Exercise instructions: Copy out the listing that follows exactly, dropping every picture.

Available data:
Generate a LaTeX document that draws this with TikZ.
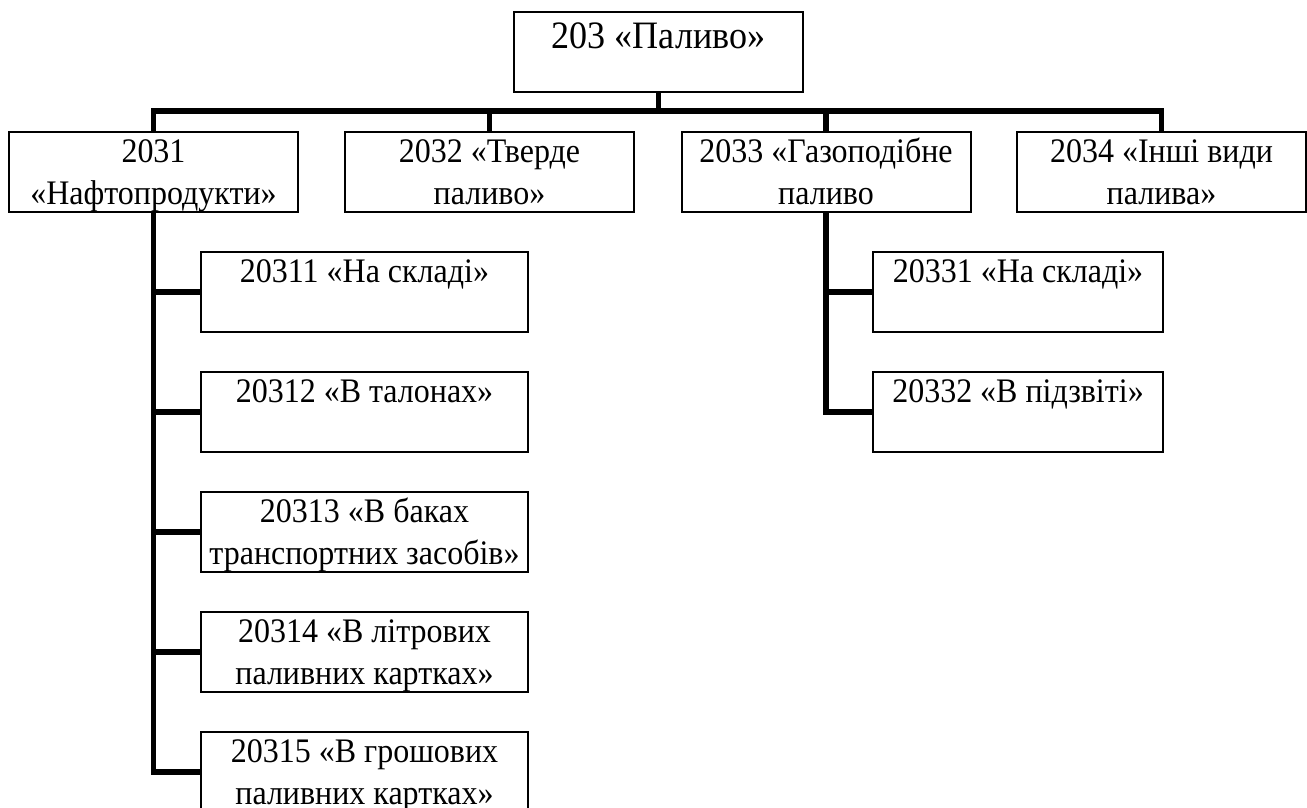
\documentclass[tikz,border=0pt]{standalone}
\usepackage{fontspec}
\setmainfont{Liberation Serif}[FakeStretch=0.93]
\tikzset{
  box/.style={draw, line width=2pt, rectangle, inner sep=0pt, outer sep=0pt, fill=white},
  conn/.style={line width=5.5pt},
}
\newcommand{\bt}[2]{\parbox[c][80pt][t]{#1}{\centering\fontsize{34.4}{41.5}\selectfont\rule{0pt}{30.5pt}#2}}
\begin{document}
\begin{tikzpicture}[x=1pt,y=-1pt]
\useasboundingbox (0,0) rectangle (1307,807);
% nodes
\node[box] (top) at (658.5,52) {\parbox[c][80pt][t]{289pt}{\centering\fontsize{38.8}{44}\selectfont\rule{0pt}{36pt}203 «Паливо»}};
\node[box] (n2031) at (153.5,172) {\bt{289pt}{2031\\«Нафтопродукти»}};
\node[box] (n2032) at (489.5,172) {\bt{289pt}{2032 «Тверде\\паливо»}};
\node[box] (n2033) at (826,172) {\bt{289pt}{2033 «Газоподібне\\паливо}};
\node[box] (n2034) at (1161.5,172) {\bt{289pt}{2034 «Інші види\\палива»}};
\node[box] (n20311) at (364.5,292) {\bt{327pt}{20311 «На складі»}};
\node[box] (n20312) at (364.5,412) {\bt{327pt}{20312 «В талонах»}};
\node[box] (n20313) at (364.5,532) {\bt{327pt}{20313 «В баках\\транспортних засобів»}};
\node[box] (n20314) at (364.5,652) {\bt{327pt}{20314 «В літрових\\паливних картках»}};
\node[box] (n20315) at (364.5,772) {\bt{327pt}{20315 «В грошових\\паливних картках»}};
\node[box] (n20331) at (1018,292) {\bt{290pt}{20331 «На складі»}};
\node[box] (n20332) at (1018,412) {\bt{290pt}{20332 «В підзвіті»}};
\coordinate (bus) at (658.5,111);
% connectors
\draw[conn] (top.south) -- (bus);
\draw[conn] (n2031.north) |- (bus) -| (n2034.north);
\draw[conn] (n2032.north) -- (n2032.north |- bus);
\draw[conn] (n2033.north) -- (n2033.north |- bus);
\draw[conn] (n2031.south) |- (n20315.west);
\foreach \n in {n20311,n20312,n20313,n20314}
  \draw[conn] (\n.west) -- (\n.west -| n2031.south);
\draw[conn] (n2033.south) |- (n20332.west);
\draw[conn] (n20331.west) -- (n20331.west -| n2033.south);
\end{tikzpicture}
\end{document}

Solution for this exercise:
Generate a LaTeX document that draws this with TikZ.
\documentclass[tikz,border=0pt]{standalone}
\usepackage{fontspec}
\setmainfont{Liberation Serif}[FakeStretch=0.93]
\tikzset{
  box/.style={draw, line width=2pt, rectangle, inner sep=0pt, outer sep=0pt, fill=white},
  conn/.style={line width=5.5pt},
}
\newcommand{\bt}[2]{\parbox[c][80pt][t]{#1}{\centering\fontsize{34.4}{41.5}\selectfont\rule{0pt}{30.5pt}#2}}
\begin{document}
\begin{tikzpicture}[x=1pt,y=-1pt]
\useasboundingbox (0,0) rectangle (1307,807);
% nodes
\node[box] (top) at (658.5,52) {\parbox[c][80pt][t]{289pt}{\centering\fontsize{38.8}{44}\selectfont\rule{0pt}{36pt}203 «Паливо»}};
\node[box] (n2031) at (153.5,172) {\bt{289pt}{2031\\«Нафтопродукти»}};
\node[box] (n2032) at (489.5,172) {\bt{289pt}{2032 «Тверде\\паливо»}};
\node[box] (n2033) at (826,172) {\bt{289pt}{2033 «Газоподібне\\паливо}};
\node[box] (n2034) at (1161.5,172) {\bt{289pt}{2034 «Інші види\\палива»}};
\node[box] (n20311) at (364.5,292) {\bt{327pt}{20311 «На складі»}};
\node[box] (n20312) at (364.5,412) {\bt{327pt}{20312 «В талонах»}};
\node[box] (n20313) at (364.5,532) {\bt{327pt}{20313 «В баках\\транспортних засобів»}};
\node[box] (n20314) at (364.5,652) {\bt{327pt}{20314 «В літрових\\паливних картках»}};
\node[box] (n20315) at (364.5,772) {\bt{327pt}{20315 «В грошових\\паливних картках»}};
\node[box] (n20331) at (1018,292) {\bt{290pt}{20331 «На складі»}};
\node[box] (n20332) at (1018,412) {\bt{290pt}{20332 «В підзвіті»}};
\coordinate (bus) at (658.5,111);
% connectors
\draw[conn] (top.south) -- (bus);
\draw[conn] (n2031.north) |- (bus) -| (n2034.north);
\draw[conn] (n2032.north) -- (n2032.north |- bus);
\draw[conn] (n2033.north) -- (n2033.north |- bus);
\draw[conn] (n2031.south) |- (n20315.west);
\foreach \n in {n20311,n20312,n20313,n20314}
  \draw[conn] (\n.west) -- (\n.west -| n2031.south);
\draw[conn] (n2033.south) |- (n20332.west);
\draw[conn] (n20331.west) -- (n20331.west -| n2033.south);
\end{tikzpicture}
\end{document}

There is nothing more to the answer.